▶ [Stated problem] Exactly as written, retype the listing below, omitting the pictures.

▶ [Information provided]
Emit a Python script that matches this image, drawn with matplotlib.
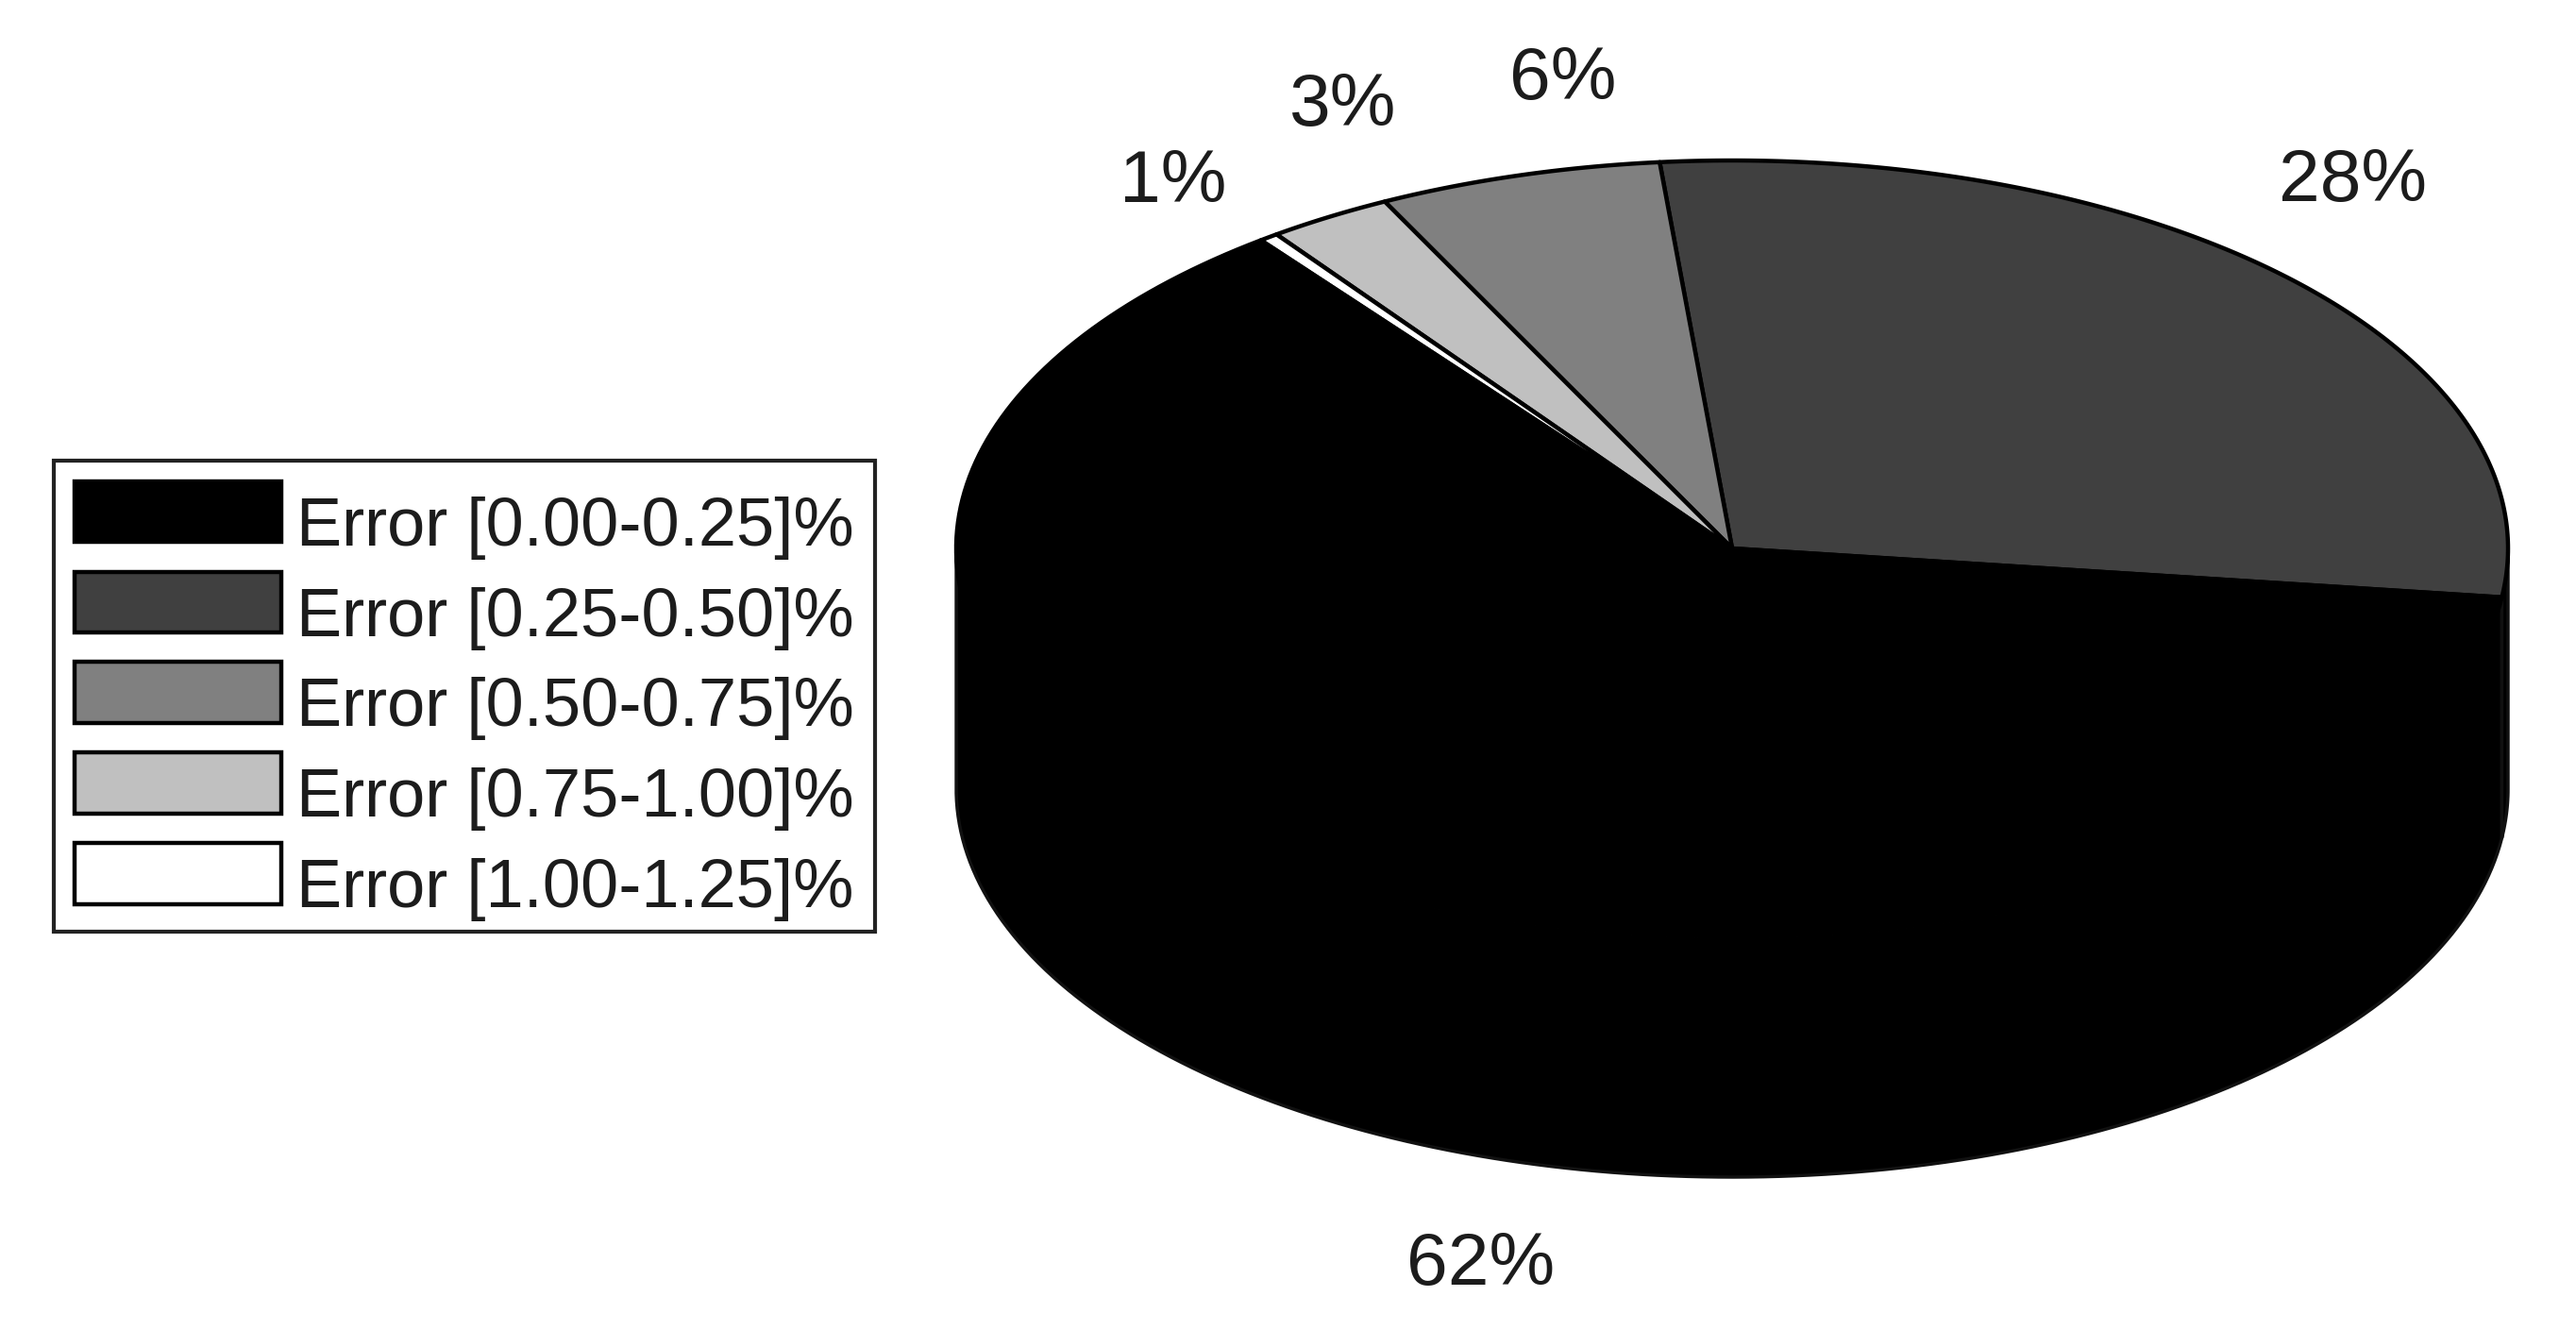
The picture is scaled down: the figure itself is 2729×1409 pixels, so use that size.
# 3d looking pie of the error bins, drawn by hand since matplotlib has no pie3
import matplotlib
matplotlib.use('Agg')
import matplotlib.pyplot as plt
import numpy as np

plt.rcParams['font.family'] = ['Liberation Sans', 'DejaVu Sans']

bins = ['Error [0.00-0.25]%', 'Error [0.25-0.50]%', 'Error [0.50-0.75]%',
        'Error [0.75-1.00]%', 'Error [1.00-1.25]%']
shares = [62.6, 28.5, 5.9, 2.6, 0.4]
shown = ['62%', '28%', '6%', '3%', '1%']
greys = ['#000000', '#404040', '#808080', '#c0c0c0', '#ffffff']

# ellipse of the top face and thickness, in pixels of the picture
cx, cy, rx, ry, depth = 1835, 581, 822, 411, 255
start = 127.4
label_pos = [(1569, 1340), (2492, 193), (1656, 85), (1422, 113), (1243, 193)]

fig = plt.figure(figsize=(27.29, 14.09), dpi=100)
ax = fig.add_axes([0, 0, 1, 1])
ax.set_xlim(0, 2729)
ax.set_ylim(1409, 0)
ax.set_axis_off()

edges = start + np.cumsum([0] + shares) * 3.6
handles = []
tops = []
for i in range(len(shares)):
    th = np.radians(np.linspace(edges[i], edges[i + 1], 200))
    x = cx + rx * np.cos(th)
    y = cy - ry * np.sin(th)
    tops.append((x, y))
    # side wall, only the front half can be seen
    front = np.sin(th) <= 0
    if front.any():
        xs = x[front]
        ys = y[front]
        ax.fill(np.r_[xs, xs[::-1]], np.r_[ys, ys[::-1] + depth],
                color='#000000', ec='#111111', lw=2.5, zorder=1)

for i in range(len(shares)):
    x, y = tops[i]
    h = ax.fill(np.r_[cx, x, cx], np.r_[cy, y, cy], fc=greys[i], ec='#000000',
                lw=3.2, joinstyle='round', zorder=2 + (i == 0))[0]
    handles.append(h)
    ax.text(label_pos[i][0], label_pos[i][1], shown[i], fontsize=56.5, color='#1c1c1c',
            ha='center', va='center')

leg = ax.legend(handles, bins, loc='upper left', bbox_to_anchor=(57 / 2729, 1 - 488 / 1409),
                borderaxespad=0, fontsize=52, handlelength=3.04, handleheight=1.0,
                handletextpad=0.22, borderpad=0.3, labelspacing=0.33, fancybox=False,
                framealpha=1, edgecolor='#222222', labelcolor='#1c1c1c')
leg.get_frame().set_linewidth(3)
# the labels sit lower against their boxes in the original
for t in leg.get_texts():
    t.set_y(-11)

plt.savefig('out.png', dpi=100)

▶ [Answer to this task]
Emit a Python script that matches this image, drawn with matplotlib.
The picture is scaled down: the figure itself is 2729×1409 pixels, so use that size.
# 3d looking pie of the error bins, drawn by hand since matplotlib has no pie3
import matplotlib
matplotlib.use('Agg')
import matplotlib.pyplot as plt
import numpy as np

plt.rcParams['font.family'] = ['Liberation Sans', 'DejaVu Sans']

bins = ['Error [0.00-0.25]%', 'Error [0.25-0.50]%', 'Error [0.50-0.75]%',
        'Error [0.75-1.00]%', 'Error [1.00-1.25]%']
shares = [62.6, 28.5, 5.9, 2.6, 0.4]
shown = ['62%', '28%', '6%', '3%', '1%']
greys = ['#000000', '#404040', '#808080', '#c0c0c0', '#ffffff']

# ellipse of the top face and thickness, in pixels of the picture
cx, cy, rx, ry, depth = 1835, 581, 822, 411, 255
start = 127.4
label_pos = [(1569, 1340), (2492, 193), (1656, 85), (1422, 113), (1243, 193)]

fig = plt.figure(figsize=(27.29, 14.09), dpi=100)
ax = fig.add_axes([0, 0, 1, 1])
ax.set_xlim(0, 2729)
ax.set_ylim(1409, 0)
ax.set_axis_off()

edges = start + np.cumsum([0] + shares) * 3.6
handles = []
tops = []
for i in range(len(shares)):
    th = np.radians(np.linspace(edges[i], edges[i + 1], 200))
    x = cx + rx * np.cos(th)
    y = cy - ry * np.sin(th)
    tops.append((x, y))
    # side wall, only the front half can be seen
    front = np.sin(th) <= 0
    if front.any():
        xs = x[front]
        ys = y[front]
        ax.fill(np.r_[xs, xs[::-1]], np.r_[ys, ys[::-1] + depth],
                color='#000000', ec='#111111', lw=2.5, zorder=1)

for i in range(len(shares)):
    x, y = tops[i]
    h = ax.fill(np.r_[cx, x, cx], np.r_[cy, y, cy], fc=greys[i], ec='#000000',
                lw=3.2, joinstyle='round', zorder=2 + (i == 0))[0]
    handles.append(h)
    ax.text(label_pos[i][0], label_pos[i][1], shown[i], fontsize=56.5, color='#1c1c1c',
            ha='center', va='center')

leg = ax.legend(handles, bins, loc='upper left', bbox_to_anchor=(57 / 2729, 1 - 488 / 1409),
                borderaxespad=0, fontsize=52, handlelength=3.04, handleheight=1.0,
                handletextpad=0.22, borderpad=0.3, labelspacing=0.33, fancybox=False,
                framealpha=1, edgecolor='#222222', labelcolor='#1c1c1c')
leg.get_frame().set_linewidth(3)
# the labels sit lower against their boxes in the original
for t in leg.get_texts():
    t.set_y(-11)

plt.savefig('out.png', dpi=100)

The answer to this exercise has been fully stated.